STATED TASK. Your task is to repeat the entries word for word while leaving out the pictures.

DATASET.
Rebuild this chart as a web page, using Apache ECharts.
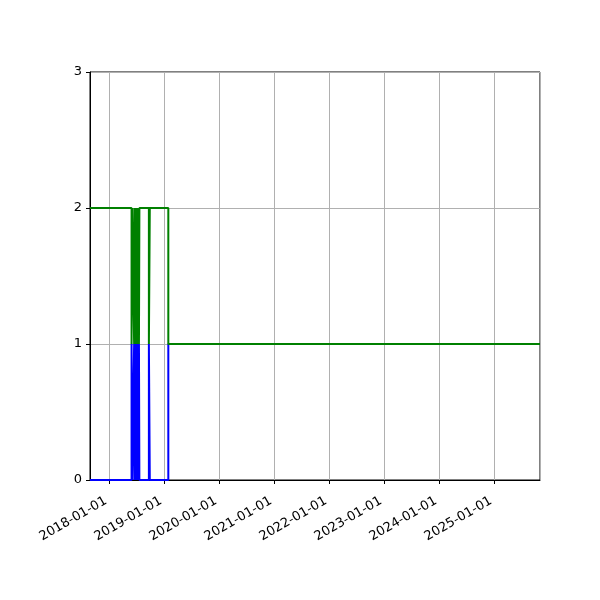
<!DOCTYPE html>
<html>
    <head>
        <meta charset="utf-8">
        <title>steps</title>
        <style>html,body{margin:0;padding:0;background:#fff}#chart{width:600px;height:600px}</style>
    </head>
    <body>
        <div id="chart"></div>
        <script type="text/javascript" src="https://cdn.jsdelivr.net/npm/echarts@6/dist/echarts.min.js"></script>
        <script>
            // x range of the plot
            const xMin = '2017-08-25';
            const xMax = '2025-10-30';
            const yTicks = [0, 1, 2, 3];

            // blue series: change points (value holds until the next date)
            const blueDates = ['2017-08-25', '2018-05-28', '2018-06-01',
                '2018-06-14', '2018-06-16', '2018-06-18', '2018-06-20', '2018-06-22', '2018-06-24', '2018-06-26',
                '2018-06-28', '2018-06-30', '2018-07-02', '2018-07-04', '2018-07-06', '2018-07-08', '2018-07-10',
                '2018-07-12', '2018-07-14', '2018-07-16', '2018-07-19',
                '2018-09-20', '2018-09-26', '2019-01-27', '2025-10-30'];
            const blueValues = [0, 1, 0,
                1, 0, 1, 0, 1, 0, 1,
                0, 1, 0, 1, 0, 1, 0,
                1, 0, 1, 0,
                1, 0, 1, 1];

            // green series
            const greenDates = ['2017-08-25', '2018-05-28', '2018-06-01',
                '2018-06-14', '2018-06-16', '2018-06-18', '2018-06-20', '2018-06-22', '2018-06-24', '2018-06-26',
                '2018-06-28', '2018-06-30', '2018-07-02', '2018-07-04', '2018-07-06', '2018-07-08', '2018-07-10',
                '2018-07-12', '2018-07-14', '2018-07-16', '2018-07-19',
                '2018-09-20', '2018-09-26', '2019-01-27', '2025-10-30'];
            const greenValues = [2, 1, 2,
                1, 2, 1, 2, 1, 2, 1,
                2, 1, 2, 1, 2, 1, 2,
                1, 2, 1, 2,
                1, 2, 1, 1];

            const pair = (d, v) => d.map((x, i) => [x, v[i]]);
            const YEAR = 365 * 24 * 3600 * 1000;
            const font = 'DejaVu Sans';

            const chart = echarts.init(document.getElementById('chart'));
            chart.setOption({
                animation: false,
                grid: { left: 90, right: 60, top: 72, bottom: 120, show: true, borderColor: '#000', borderWidth: 1, backgroundColor: 'transparent' },
                xAxis: {
                    type: 'time',
                    min: xMin,
                    max: xMax,
                    minInterval: YEAR,
                    maxInterval: YEAR,
                    axisLine: { lineStyle: { color: '#000', width: 1 } },
                    axisTick: { show: true, length: 4, lineStyle: { color: '#000' } },
                    axisLabel: {
                        rotate: 30,
                        color: '#000',
                        fontFamily: font,
                        fontSize: 13,
                        margin: 18,
                        padding: [0, 4, 0, 0],
                        showMinLabel: false,
                        showMaxLabel: false,
                        formatter: v => echarts.time.format(v, '{yyyy}-{MM}-{dd}', false)
                    },
                    splitLine: { show: true, lineStyle: { color: '#b0b0b0', width: 1 } }
                },
                yAxis: {
                    type: 'value',
                    min: yTicks[0],
                    max: yTicks[yTicks.length - 1],
                    interval: 1,
                    axisLine: { show: true, lineStyle: { color: '#000', width: 1 } },
                    axisTick: { show: true, length: 4, lineStyle: { color: '#000' } },
                    axisLabel: { color: '#000', fontFamily: font, fontSize: 13, margin: 8 },
                    splitLine: { show: true, lineStyle: { color: '#b0b0b0', width: 1 } }
                },
                series: [
                    {
                        type: 'line', step: 'end', showSymbol: false,
                        data: pair(blueDates, blueValues),
                        lineStyle: { color: '#0000ff', width: 2 },
                        itemStyle: { color: '#0000ff' }
                    },
                    {
                        type: 'line', step: 'end', showSymbol: false,
                        data: pair(greenDates, greenValues),
                        lineStyle: { color: '#008000', width: 2 },
                        itemStyle: { color: '#008000' }
                    }
                ]
            });
        </script>
    </body>
</html>
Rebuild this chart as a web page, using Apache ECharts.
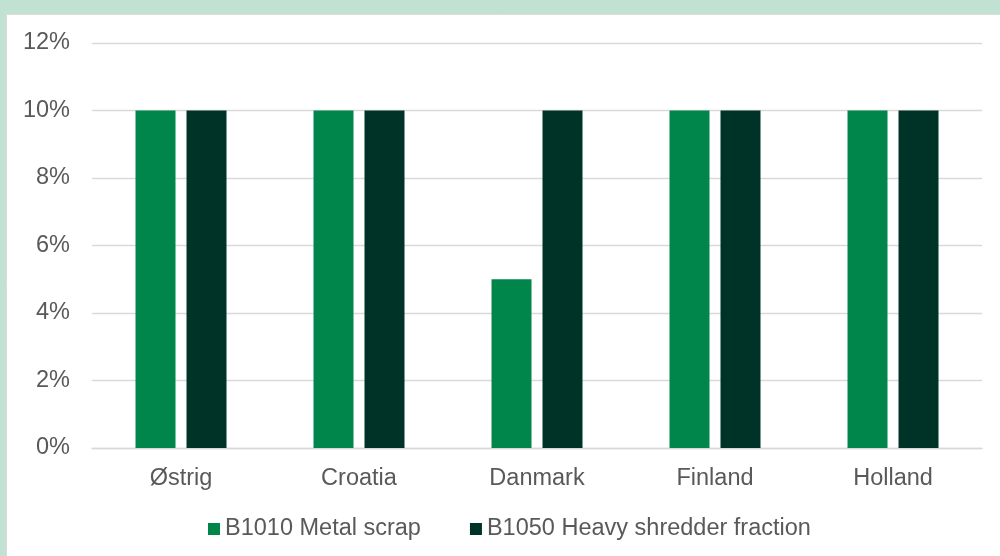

WRITTEN ANSWER.
Rebuild this chart as a web page, using Apache ECharts.
<!DOCTYPE html>
<html>
    <head>
        <meta charset="utf-8">
        <title>steps</title>
        <style>html,body{margin:0;padding:0;background:#fff}#chart{width:600px;height:600px}</style>
    </head>
    <body>
        <div id="chart"></div>
        <script type="text/javascript" src="https://cdn.jsdelivr.net/npm/echarts@6/dist/echarts.min.js"></script>
        <script>
            // x range of the plot
            const xMin = '2017-08-25';
            const xMax = '2025-10-30';
            const yTicks = [0, 1, 2, 3];

            // blue series: change points (value holds until the next date)
            const blueDates = ['2017-08-25', '2018-05-28', '2018-06-01',
                '2018-06-14', '2018-06-16', '2018-06-18', '2018-06-20', '2018-06-22', '2018-06-24', '2018-06-26',
                '2018-06-28', '2018-06-30', '2018-07-02', '2018-07-04', '2018-07-06', '2018-07-08', '2018-07-10',
                '2018-07-12', '2018-07-14', '2018-07-16', '2018-07-19',
                '2018-09-20', '2018-09-26', '2019-01-27', '2025-10-30'];
            const blueValues = [0, 1, 0,
                1, 0, 1, 0, 1, 0, 1,
                0, 1, 0, 1, 0, 1, 0,
                1, 0, 1, 0,
                1, 0, 1, 1];

            // green series
            const greenDates = ['2017-08-25', '2018-05-28', '2018-06-01',
                '2018-06-14', '2018-06-16', '2018-06-18', '2018-06-20', '2018-06-22', '2018-06-24', '2018-06-26',
                '2018-06-28', '2018-06-30', '2018-07-02', '2018-07-04', '2018-07-06', '2018-07-08', '2018-07-10',
                '2018-07-12', '2018-07-14', '2018-07-16', '2018-07-19',
                '2018-09-20', '2018-09-26', '2019-01-27', '2025-10-30'];
            const greenValues = [2, 1, 2,
                1, 2, 1, 2, 1, 2, 1,
                2, 1, 2, 1, 2, 1, 2,
                1, 2, 1, 2,
                1, 2, 1, 1];

            const pair = (d, v) => d.map((x, i) => [x, v[i]]);
            const YEAR = 365 * 24 * 3600 * 1000;
            const font = 'DejaVu Sans';

            const chart = echarts.init(document.getElementById('chart'));
            chart.setOption({
                animation: false,
                grid: { left: 90, right: 60, top: 72, bottom: 120, show: true, borderColor: '#000', borderWidth: 1, backgroundColor: 'transparent' },
                xAxis: {
                    type: 'time',
                    min: xMin,
                    max: xMax,
                    minInterval: YEAR,
                    maxInterval: YEAR,
                    axisLine: { lineStyle: { color: '#000', width: 1 } },
                    axisTick: { show: true, length: 4, lineStyle: { color: '#000' } },
                    axisLabel: {
                        rotate: 30,
                        color: '#000',
                        fontFamily: font,
                        fontSize: 13,
                        margin: 18,
                        padding: [0, 4, 0, 0],
                        showMinLabel: false,
                        showMaxLabel: false,
                        formatter: v => echarts.time.format(v, '{yyyy}-{MM}-{dd}', false)
                    },
                    splitLine: { show: true, lineStyle: { color: '#b0b0b0', width: 1 } }
                },
                yAxis: {
                    type: 'value',
                    min: yTicks[0],
                    max: yTicks[yTicks.length - 1],
                    interval: 1,
                    axisLine: { show: true, lineStyle: { color: '#000', width: 1 } },
                    axisTick: { show: true, length: 4, lineStyle: { color: '#000' } },
                    axisLabel: { color: '#000', fontFamily: font, fontSize: 13, margin: 8 },
                    splitLine: { show: true, lineStyle: { color: '#b0b0b0', width: 1 } }
                },
                series: [
                    {
                        type: 'line', step: 'end', showSymbol: false,
                        data: pair(blueDates, blueValues),
                        lineStyle: { color: '#0000ff', width: 2 },
                        itemStyle: { color: '#0000ff' }
                    },
                    {
                        type: 'line', step: 'end', showSymbol: false,
                        data: pair(greenDates, greenValues),
                        lineStyle: { color: '#008000', width: 2 },
                        itemStyle: { color: '#008000' }
                    }
                ]
            });
        </script>
    </body>
</html>
Rebuild this chart as a web page, using Apache ECharts.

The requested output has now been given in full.